» **Dataset content**:
----------------

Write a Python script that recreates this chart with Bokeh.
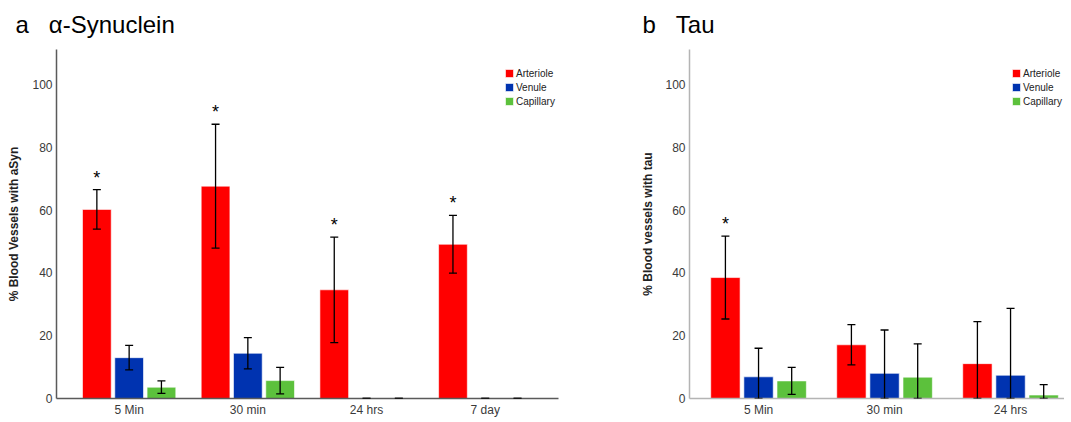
import numpy as np
from bokeh.plotting import figure
from bokeh.layouts import row
from bokeh.models import (ColumnDataSource, Whisker, Range1d, FixedTicker, Legend,
                          LegendItem, TeeHead)
from bokeh.transform import dodge
from bokeh.embed import file_html
from bokeh.resources import INLINE

FONT = "Liberation Sans"
NB = "\u00a0"

series = ["Arteriole", "Venule", "Capillary"]
colors = ["#ff0000", "#0033b0", "#5cc13c"]

# Panel a: alpha-Synuclein
a_cats = ["5 Min", "30 min", "24 hrs", "7 day"]
a_arteriole = [60.2, 67.6, 34.6, 49.1]
a_arteriole_err = [6.3, 19.7, 16.8, 9.2]
a_venule = [13.0, 14.4, 0.0, 0.0]
a_venule_err = [3.9, 5.0, 0.0, 0.0]
a_capillary = [3.6, 5.7, 0.0, 0.0]
a_capillary_err = [2.0, 4.2, 0.0, 0.0]
a_arteriole_sig = ["*", "*", "*", "*"]

# Panel b: Tau
b_cats = ["5 Min", "30 min", "24 hrs"]
b_arteriole = [38.5, 17.1, 11.1]
b_arteriole_err = [13.2, 6.4, 13.4]
b_venule = [6.9, 8.0, 7.4]
b_venule_err = [9.1, 13.8, 21.3]
b_capillary = [5.6, 6.8, 1.1]
b_capillary_err = [4.3, 10.6, 3.3]
b_arteriole_sig = ["*", "", ""]

y_ticks = [0, 20, 40, 60, 80, 100]
Y_MAX = 111.1


def make_panel(title, ylabel, cats, vals, errs, sig, frame_w, border_l, border_r,
               x_start, px_per_unit, bar_w, bar_step, axis_color, title_offset,
               legend_xy, label_standoff):
    frame_h = 349
    x_end = x_start + frame_w / px_per_unit
    p = figure(frame_width=frame_w, frame_height=frame_h,
               min_border_left=border_l, min_border_right=border_r,
               min_border_top=49, min_border_bottom=20,
               x_range=Range1d(x_start, x_end), y_range=Range1d(0, Y_MAX),
               output_backend="svg", toolbar_location=None, tools="")
    p.outline_line_color = None
    p.xgrid.visible = False
    p.ygrid.visible = False
    p.background_fill_color = "white"

    p.title.text = title
    p.title.text_font = FONT
    p.title.text_font_size = "24px"
    p.title.text_font_style = "normal"
    p.title.text_color = "black"
    p.title.offset = title_offset
    p.title.standoff = 20
    p.title.vertical_align = "top"

    idx = list(range(len(cats)))
    items = []
    for k, (name, col) in enumerate(zip(series, colors)):
        m = vals[k]
        e = errs[k]
        src = ColumnDataSource(dict(
            x=idx, top=m,
            upper=[mi + ei for mi, ei in zip(m, e)],
            lower=[max(0.0, mi - ei) for mi, ei in zip(m, e)],
            star=sig if k == 0 else [""] * len(cats)))
        off = (k - 1) * bar_step
        r = p.vbar(x=dodge("x", off, range=p.x_range), top="top", width=bar_w,
                   bottom=0, source=src, fill_color=col, line_color="white",
                   line_alpha=0.6, line_width=1)
        w = Whisker(base=dodge("x", off, range=p.x_range), upper="upper", lower="lower",
                    source=src, line_color="black", line_width=1.3, level="annotation",
                    upper_head=TeeHead(size=8, line_color="black", line_width=1.3),
                    lower_head=TeeHead(size=8, line_color="black", line_width=1.3))
        p.add_layout(w)
        if k == 0:
            p.text(x=dodge("x", off, range=p.x_range), y="upper", text="star",
                   source=src, text_align="center", text_baseline="bottom",
                   text_font_size="18px", text_color="black", y_offset=-2)
        items.append(LegendItem(label=name, renderers=[r]))

    legend = Legend(items=items, location=legend_xy, glyph_width=10, glyph_height=10,
                    label_text_font_size="10px", label_text_font=FONT,
                    label_text_color="#222222", label_standoff=2, label_height=12,
                    spacing=2, padding=0, margin=0, border_line_color=None,
                    background_fill_alpha=0)
    p.add_layout(legend)

    # axes
    p.xaxis.ticker = FixedTicker(ticks=idx)
    p.xaxis.major_label_overrides = {i: c for i, c in enumerate(cats)}
    p.yaxis.ticker = FixedTicker(ticks=y_ticks)
    for ax in (p.xaxis[0], p.yaxis[0]):
        ax.axis_line_color = axis_color
        ax.axis_line_width = 1.5
        ax.major_tick_line_color = None
        ax.minor_tick_line_color = None
        ax.major_tick_out = 0
        ax.major_tick_in = 0
        ax.major_label_text_font = FONT
        ax.major_label_text_font_size = "12px"
        ax.major_label_text_color = "#3a3a3a"
        ax.major_label_standoff = 4
    p.xaxis.major_label_standoff = 4
    p.yaxis.axis_label = ylabel
    p.yaxis.axis_label_text_font = FONT
    p.yaxis.axis_label_text_font_size = "12px"
    p.yaxis.axis_label_text_font_style = "bold"
    p.yaxis.axis_label_text_color = "#222222"
    p.yaxis.axis_label_standoff = label_standoff
    return p


pa = make_panel("a" + NB * 3 + "α-Synuclein", "% Blood Vessels with aSyn", a_cats,
                [a_arteriole, a_venule, a_capillary],
                [a_arteriole_err, a_venule_err, a_capillary_err], a_arteriole_sig,
                frame_w=502, border_l=56, border_r=48, x_start=-0.612,
                px_per_unit=118.7, bar_w=0.242, bar_step=0.272,
                axis_color="#5a5a5a", title_offset=-41, legend_xy=(448, 291),
                label_standoff=8)

pb = make_panel("b" + NB * 3 + "Tau", "% Blood vessels with tau", b_cats,
                [b_arteriole, b_venule, b_capillary],
                [b_arteriole_err, b_venule_err, b_capillary_err], b_arteriole_sig,
                frame_w=375, border_l=83, border_r=0, x_start=-0.548,
                px_per_unit=126.0, bar_w=0.233, bar_step=0.263,
                axis_color="#b4b4b4", title_offset=-47, legend_xy=(322, 291),
                label_standoff=7)

layout = row(pa, pb)
open("out.html", "w").write(file_html(layout, INLINE))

----------------

» **What you will do**: Transcribe the material exactly, and leave out whatever pictures it holds.

» **Complete answer**:
Write a Python script that recreates this chart with Bokeh.
import numpy as np
from bokeh.plotting import figure
from bokeh.layouts import row
from bokeh.models import (ColumnDataSource, Whisker, Range1d, FixedTicker, Legend,
                          LegendItem, TeeHead)
from bokeh.transform import dodge
from bokeh.embed import file_html
from bokeh.resources import INLINE

FONT = "Liberation Sans"
NB = "\u00a0"

series = ["Arteriole", "Venule", "Capillary"]
colors = ["#ff0000", "#0033b0", "#5cc13c"]

# Panel a: alpha-Synuclein
a_cats = ["5 Min", "30 min", "24 hrs", "7 day"]
a_arteriole = [60.2, 67.6, 34.6, 49.1]
a_arteriole_err = [6.3, 19.7, 16.8, 9.2]
a_venule = [13.0, 14.4, 0.0, 0.0]
a_venule_err = [3.9, 5.0, 0.0, 0.0]
a_capillary = [3.6, 5.7, 0.0, 0.0]
a_capillary_err = [2.0, 4.2, 0.0, 0.0]
a_arteriole_sig = ["*", "*", "*", "*"]

# Panel b: Tau
b_cats = ["5 Min", "30 min", "24 hrs"]
b_arteriole = [38.5, 17.1, 11.1]
b_arteriole_err = [13.2, 6.4, 13.4]
b_venule = [6.9, 8.0, 7.4]
b_venule_err = [9.1, 13.8, 21.3]
b_capillary = [5.6, 6.8, 1.1]
b_capillary_err = [4.3, 10.6, 3.3]
b_arteriole_sig = ["*", "", ""]

y_ticks = [0, 20, 40, 60, 80, 100]
Y_MAX = 111.1


def make_panel(title, ylabel, cats, vals, errs, sig, frame_w, border_l, border_r,
               x_start, px_per_unit, bar_w, bar_step, axis_color, title_offset,
               legend_xy, label_standoff):
    frame_h = 349
    x_end = x_start + frame_w / px_per_unit
    p = figure(frame_width=frame_w, frame_height=frame_h,
               min_border_left=border_l, min_border_right=border_r,
               min_border_top=49, min_border_bottom=20,
               x_range=Range1d(x_start, x_end), y_range=Range1d(0, Y_MAX),
               output_backend="svg", toolbar_location=None, tools="")
    p.outline_line_color = None
    p.xgrid.visible = False
    p.ygrid.visible = False
    p.background_fill_color = "white"

    p.title.text = title
    p.title.text_font = FONT
    p.title.text_font_size = "24px"
    p.title.text_font_style = "normal"
    p.title.text_color = "black"
    p.title.offset = title_offset
    p.title.standoff = 20
    p.title.vertical_align = "top"

    idx = list(range(len(cats)))
    items = []
    for k, (name, col) in enumerate(zip(series, colors)):
        m = vals[k]
        e = errs[k]
        src = ColumnDataSource(dict(
            x=idx, top=m,
            upper=[mi + ei for mi, ei in zip(m, e)],
            lower=[max(0.0, mi - ei) for mi, ei in zip(m, e)],
            star=sig if k == 0 else [""] * len(cats)))
        off = (k - 1) * bar_step
        r = p.vbar(x=dodge("x", off, range=p.x_range), top="top", width=bar_w,
                   bottom=0, source=src, fill_color=col, line_color="white",
                   line_alpha=0.6, line_width=1)
        w = Whisker(base=dodge("x", off, range=p.x_range), upper="upper", lower="lower",
                    source=src, line_color="black", line_width=1.3, level="annotation",
                    upper_head=TeeHead(size=8, line_color="black", line_width=1.3),
                    lower_head=TeeHead(size=8, line_color="black", line_width=1.3))
        p.add_layout(w)
        if k == 0:
            p.text(x=dodge("x", off, range=p.x_range), y="upper", text="star",
                   source=src, text_align="center", text_baseline="bottom",
                   text_font_size="18px", text_color="black", y_offset=-2)
        items.append(LegendItem(label=name, renderers=[r]))

    legend = Legend(items=items, location=legend_xy, glyph_width=10, glyph_height=10,
                    label_text_font_size="10px", label_text_font=FONT,
                    label_text_color="#222222", label_standoff=2, label_height=12,
                    spacing=2, padding=0, margin=0, border_line_color=None,
                    background_fill_alpha=0)
    p.add_layout(legend)

    # axes
    p.xaxis.ticker = FixedTicker(ticks=idx)
    p.xaxis.major_label_overrides = {i: c for i, c in enumerate(cats)}
    p.yaxis.ticker = FixedTicker(ticks=y_ticks)
    for ax in (p.xaxis[0], p.yaxis[0]):
        ax.axis_line_color = axis_color
        ax.axis_line_width = 1.5
        ax.major_tick_line_color = None
        ax.minor_tick_line_color = None
        ax.major_tick_out = 0
        ax.major_tick_in = 0
        ax.major_label_text_font = FONT
        ax.major_label_text_font_size = "12px"
        ax.major_label_text_color = "#3a3a3a"
        ax.major_label_standoff = 4
    p.xaxis.major_label_standoff = 4
    p.yaxis.axis_label = ylabel
    p.yaxis.axis_label_text_font = FONT
    p.yaxis.axis_label_text_font_size = "12px"
    p.yaxis.axis_label_text_font_style = "bold"
    p.yaxis.axis_label_text_color = "#222222"
    p.yaxis.axis_label_standoff = label_standoff
    return p


pa = make_panel("a" + NB * 3 + "α-Synuclein", "% Blood Vessels with aSyn", a_cats,
                [a_arteriole, a_venule, a_capillary],
                [a_arteriole_err, a_venule_err, a_capillary_err], a_arteriole_sig,
                frame_w=502, border_l=56, border_r=48, x_start=-0.612,
                px_per_unit=118.7, bar_w=0.242, bar_step=0.272,
                axis_color="#5a5a5a", title_offset=-41, legend_xy=(448, 291),
                label_standoff=8)

pb = make_panel("b" + NB * 3 + "Tau", "% Blood vessels with tau", b_cats,
                [b_arteriole, b_venule, b_capillary],
                [b_arteriole_err, b_venule_err, b_capillary_err], b_arteriole_sig,
                frame_w=375, border_l=83, border_r=0, x_start=-0.548,
                px_per_unit=126.0, bar_w=0.233, bar_step=0.263,
                axis_color="#b4b4b4", title_offset=-47, legend_xy=(322, 291),
                label_standoff=7)

layout = row(pa, pb)
open("out.html", "w").write(file_html(layout, INLINE))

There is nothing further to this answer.